Dopo “l’entrata in se stesso”, come egli ha definito le sue prime azioni, prese a “entrare negli altri” attuando lavori e performance dove Acconci era allo stesso tempo artista e spettatore. Anche questo procedimento è documentato in mostra come testimonia Approaches sempre del 1970 dove chi osserva diventa lo strumento di osservazione. In Following Piece, un altro lavoro proposto in quest’occasione, l’artista segue di nascosto in strada degli estranei origliando i loro discorsi invadendo il loro spazio di privacy.
Quelle di Acconci sono testimonianze profondamente innovative che anticipano di quasi quarant’anni il sistema dei media, l’intero sistema d’informazione (basti pensare a Wikileaks), così come le problematiche che coinvolgono l’universo di internet e gli stessi contenitori di video come YouTube. Come Samuel Beckett, Acconci, con amaro umorismo, ha spesso indossato una maschera drammatica per indagare la debolezza dell’uomo. Un viaggio, il suo, che ha sempre coinvolto ogni forma di sapere tra cui la scrittura (ha iniziato la sua carriera come poeta) che rappresenta un gesto automatico e ossessivo inteso come completamento delle immagini fotografiche.

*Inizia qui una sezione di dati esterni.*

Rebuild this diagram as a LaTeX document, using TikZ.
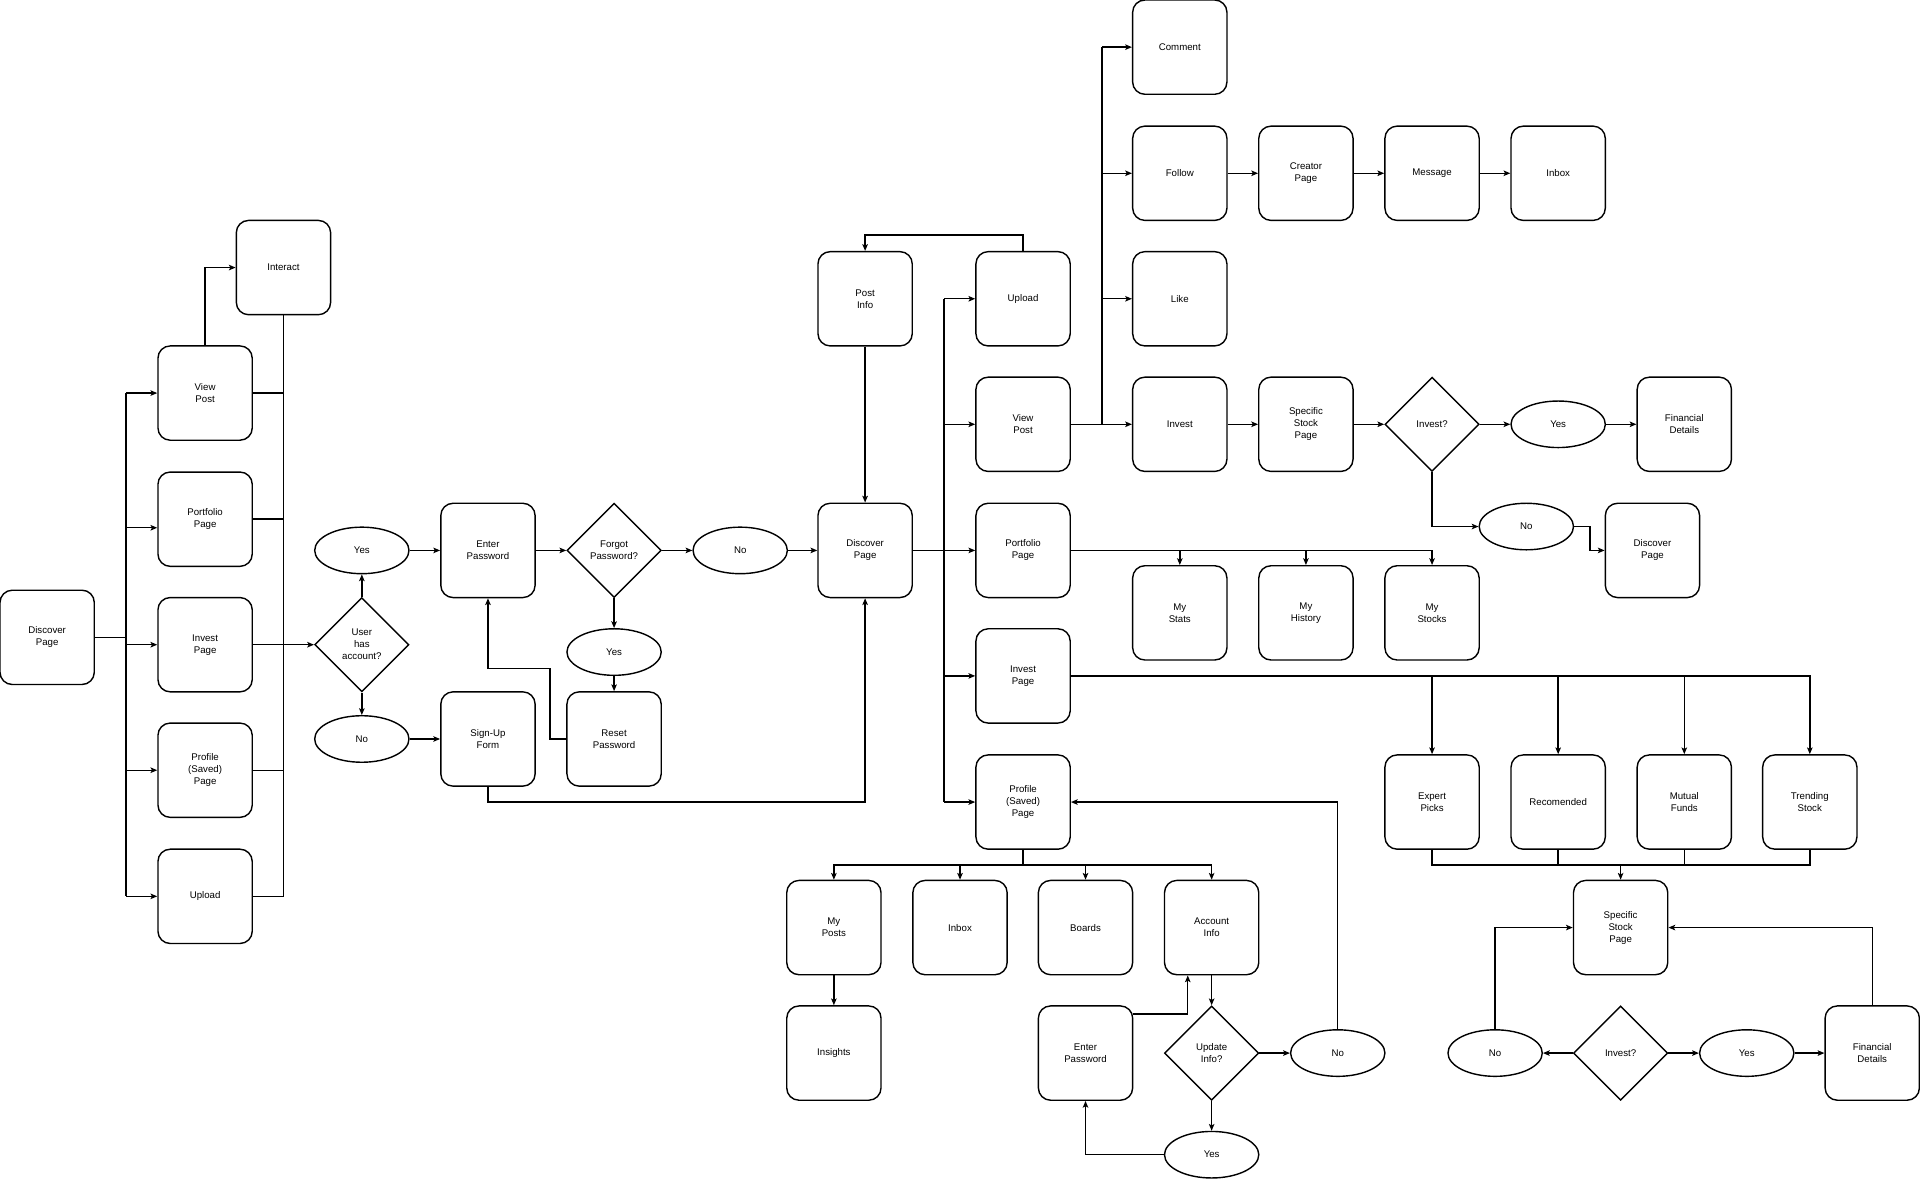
\documentclass[tikz,border=0pt]{standalone}
\usepackage{fontspec}
\setmainfont{Liberation Sans}
\usetikzlibrary{shapes.geometric,arrows.meta,calc}
\begin{document}
\begin{tikzpicture}[x=1pt,y=-1pt,
  every node/.style={font=\fontsize{7.9}{9.8}\selectfont, align=center, line width=1.15pt},
  box/.style={draw, rectangle, rounded corners=10pt, minimum width=77pt, minimum height=77pt, inner sep=1pt},
  dia/.style={draw, diamond, minimum width=77pt, minimum height=77pt, inner sep=0pt},
  ell/.style={draw, ellipse, minimum width=77pt, minimum height=38pt, inner sep=0pt},
  ln/.style={line width=1.15pt},
  arr/.style={line width=1.15pt, -{Stealth[length=5.5pt,width=4.5pt,inset=1.2pt]}}]
\useasboundingbox (0,0) rectangle (1568,964.5);
% ---------- left part ----------
\node[box] (dL) at (38.5,520.5) {Discover\\Page};
\node[box] (vpL) at (167.5,321) {View\\Post};
\node[box] (ppL) at (167.5,424) {Portfolio\\Page};
\node[box] (ipL) at (167.5,526.5) {Invest\\Page};
\node[box] (prL) at (167.5,629) {Profile\\(Saved)\\Page};
\node[box] (upL) at (167.5,732) {Upload};
\node[box] (inter) at (231.5,218.5) {Interact};
\coordinate (tL) at (103,520.5);
\draw[ln] (dL.east) -- (tL);
\draw[ln] (tL |- vpL.west) -- (tL |- upL.west);
\draw[arr] (tL |- vpL.west) -- (vpL.west);
\draw[arr] (tL |- ppL.west) ++(0,7) -- ([yshift=-7pt]ppL.west);
\draw[arr] (tL |- ipL.west) -- (ipL.west);
\draw[arr] (tL |- prL.west) -- (prL.west);
\draw[arr] (tL |- upL.west) -- (upL.west);
\draw[arr] (vpL.north) |- (inter.west);
\draw[ln] (inter.south) |- (upL.east);
\draw[ln] (vpL.east) -- (vpL.east -| inter.south);
\draw[ln] (ppL.east) -- (ppL.east -| inter.south);
\draw[ln] (prL.east) -- (prL.east -| inter.south);
% login
\node[dia] (uha) at (295.5,526.5) {User\\has\\account?};
\node[ell] (yes1) at (295.5,449.5) {Yes};
\node[ell] (no1) at (295.5,603.5) {No};
\node[box] (ep1) at (398.5,449.5) {Enter\\Password};
\node[box] (su) at (398.5,603.5) {Sign-Up\\Form};
\node[dia] (fp) at (501.5,449.5) {Forgot\\Password?};
\node[ell] (yes2) at (501.5,532.5) {Yes};
\node[box] (rp) at (501.5,603.5) {Reset\\Password};
\node[ell] (no2) at (604.5,449.5) {No};
\draw[arr] (ipL.east) -- (uha.west);
\draw[arr] (uha.north) -- (yes1.south);
\draw[arr] (uha.south) -- (no1.north);
\draw[arr] (yes1.east) -- (ep1.west);
\draw[arr] (no1.east) -- (su.west);
\draw[arr] (ep1.east) -- (fp.west);
\draw[arr] (fp.south) -- (yes2.north);
\draw[arr] (yes2.south) -- (rp.north);
\draw[arr] (fp.east) -- (no2.west);
\coordinate (rpk) at (449,546);
\draw[arr] (rp.west) -| (rpk) -| (ep1.south);
% ---------- centre ----------
\node[box] (dC) at (706.5,449.5) {Discover\\Page};
\node[box] (pi) at (706.5,244) {Post\\Info};
\node[box] (upC) at (835.5,244) {Upload};
\node[box] (vpC) at (835.5,346.5) {View\\Post};
\node[box] (ppC) at (835.5,449.5) {Portfolio\\Page};
\node[box] (ipC) at (835.5,552) {Invest\\Page};
\node[box] (prC) at (835.5,655) {Profile\\(Saved)\\Page};
\draw[arr] (no2.east) -- (dC.west);
\coordinate (suk) at (706.5,655);
\draw[arr] (su.south) |- (suk) -- (dC.south);
\draw[arr] (pi.south) -- (dC.north);
\draw[arr] (upC.north) -- ++(0,-13) -| (pi.north);
\coordinate (tC) at (771,449.5);
\draw[arr] (dC.east) -- (ppC.west);
\draw[ln] (tC |- upC.west) -- (tC |- prC.west);
\draw[arr] (tC |- upC.west) -- (upC.west);
\draw[arr] (tC |- vpC.west) -- (vpC.west);
\draw[arr] (tC |- ipC.west) -- (ipC.west);
\draw[arr] (tC |- prC.west) -- (prC.west);
% ---------- view post branch ----------
\node[box] (com) at (963.5,38.5) {Comment};
\node[box] (fol) at (963.5,141.5) {Follow};
\node[box] (lik) at (963.5,244) {Like};
\node[box] (inv) at (963.5,346.5) {Invest};
\node[box] (cre) at (1066.5,141.5) {Creator\\Page};
\node[box] (msg) at (1169.5,141.5) {Message};
\node[box] (inb) at (1272.5,141.5) {Inbox};
\node[box] (ssp) at (1066.5,346.5) {Specific\\Stock\\Page};
\node[dia] (inq) at (1169.5,346.5) {Invest?};
\node[ell] (yes3) at (1272.5,346.5) {Yes};
\node[box] (fd1) at (1375.5,346.5) {Financial\\Details};
\node[ell] (no3) at (1246.5,430) {No};
\node[box] (dR) at (1349.5,449.5) {Discover\\Page};
\coordinate (tV) at (900,346.5);
\draw[arr] (vpC.east) -- (inv.west);
\draw[ln] (tV) -- (tV |- com.west);
\draw[arr] (tV |- com.west) -- (com.west);
\draw[arr] (tV |- fol.west) -- (fol.west);
\draw[arr] (tV |- lik.west) -- (lik.west);
\draw[arr] (fol.east) -- (cre.west);
\draw[arr] (cre.east) -- (msg.west);
\draw[arr] (msg.east) -- (inb.west);
\draw[arr] (inv.east) -- (ssp.west);
\draw[arr] (ssp.east) -- (inq.west);
\draw[arr] (inq.east) -- (yes3.west);
\draw[arr] (yes3.east) -- (fd1.west);
\draw[arr] (inq.south) |- (no3.west);
\draw[arr] (no3.east) -- ++(13,0) |- (dR.west);
% ---------- portfolio branch ----------
\node[box] (mst) at (963.5,500.5) {My\\Stats};
\node[box] (mhi) at (1066.5,500.5) {My\\History};
\node[box] (mso) at (1169.5,500.5) {My\\Stocks};
\draw[arr] (ppC.east) -| (mso.north);
\draw[arr] (ppC.east -| mst.north) -- (mst.north);
\draw[arr] (ppC.east -| mhi.north) -- (mhi.north);
% ---------- invest branch ----------
\node[box] (exp) at (1169.5,655) {Expert\\Picks};
\node[box] (rec) at (1272.5,655) {Recomended};
\node[box] (mf) at (1375.5,655) {Mutual\\Funds};
\node[box] (ts) at (1478,655) {Trending\\Stock};
\node[box] (ssp2) at (1323.5,757.5) {Specific\\Stock\\Page};
\node[dia] (inq2) at (1323.5,860) {Invest?};
\node[ell] (no4) at (1221,860) {No};
\node[ell] (yes4) at (1426.5,860) {Yes};
\node[box] (fd2) at (1529,860) {Financial\\Details};
\draw[arr] (ipC.east) -| (ts.north);
\draw[arr] (ipC.east -| exp.north) -- (exp.north);
\draw[arr] (ipC.east -| rec.north) -- (rec.north);
\draw[arr] (ipC.east -| mf.north) -- (mf.north);
\coordinate (mg) at (1323.5,706.5);
\draw[ln] (exp.south) |- (mg) -| (ts.south);
\draw[ln] (rec.south) -- (rec.south |- mg);
\draw[ln] (mf.south) -- (mf.south |- mg);
\draw[arr] (mg) -- (ssp2.north);
\draw[arr] (inq2.west) -- (no4.east);
\draw[arr] (inq2.east) -- (yes4.west);
\draw[arr] (yes4.east) -- (fd2.west);
\draw[arr] (no4.north) |- (ssp2.west);
\draw[arr] (fd2.north) |- (ssp2.east);
% ---------- profile branch ----------
\node[box] (mpo) at (681,757.5) {My\\Posts};
\node[box] (inb2) at (784,757.5) {Inbox};
\node[box] (boa) at (886.5,757.5) {Boards};
\node[box] (acc) at (989.5,757.5) {Account\\Info};
\node[box] (ins) at (681,860) {Insights};
\node[dia] (upd) at (989.5,860) {Update\\Info?};
\node[ell] (no5) at (1092.5,860) {No};
\node[ell] (yes5) at (989.5,943) {Yes};
\node[box] (ep2) at (886.5,860) {Enter\\Password};
\coordinate (pk) at (835.5,706.5);
\draw[ln] (prC.south) -- (pk);
\draw[arr] (pk) -| (mpo.north);
\draw[arr] (pk) -| (acc.north);
\draw[arr] (pk -| inb2.north) -- (inb2.north);
\draw[arr] (pk -| boa.north) -- (boa.north);
\draw[arr] (mpo.south) -- (ins.north);
\draw[arr] (acc.south) -- (upd.north);
\draw[arr] (upd.east) -- (no5.west);
\draw[arr] (upd.south) -- (yes5.north);
\draw[arr] (no5.north) |- (prC.east);
\draw[arr] (yes5.west) -| (ep2.south);
\coordinate (epk) at (970,828);
\draw[arr] (ep2.east |- epk) -- (epk) -- (epk |- acc.south);
\end{tikzpicture}
\end{document}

Nelle sue realizzazioni, infatti, ciascun elemento viene utilizzato in maniera deviante sino a metterne in crisi i presupposti. Con lo stesso atteggiamento demistificante, ha affrontato lo spazio urbano facendo della galleria il luogo dell’azione creando una tautologia tra il contenitore e l’opera: mobili e sedie venivano spostati da una parte all’altra per esprimere il loro totale nonsenso in azioni che non aveva altro significato se non il loro stesso movimento. In VD Lives/TV Must Die del 1978, esposto in mostra, le colonne della galleria sono diventate fionde con grandi elastici e proiettili di cannone puntati sui monitor e sulla finestra dello spazio espositivo. Non manca, infine, un esplicito riferimento all’architettura con War Memorial del 1986 che anticipa la sua ampia attività nell’ambito della Public Art che ha condotto alla creazione dello Studio Acconci. A conclusione della rassegna una serie di video sperimentali degli anni Settanta come Waterways: 4 saliva studies e Centers del 1971 a cui si aggiungono Undertone e Theme song del 1973. Sono lavori spesso di forte carica provocatoria dove il corpo diviene mezzo di contatto con l’altro e con lo spazio.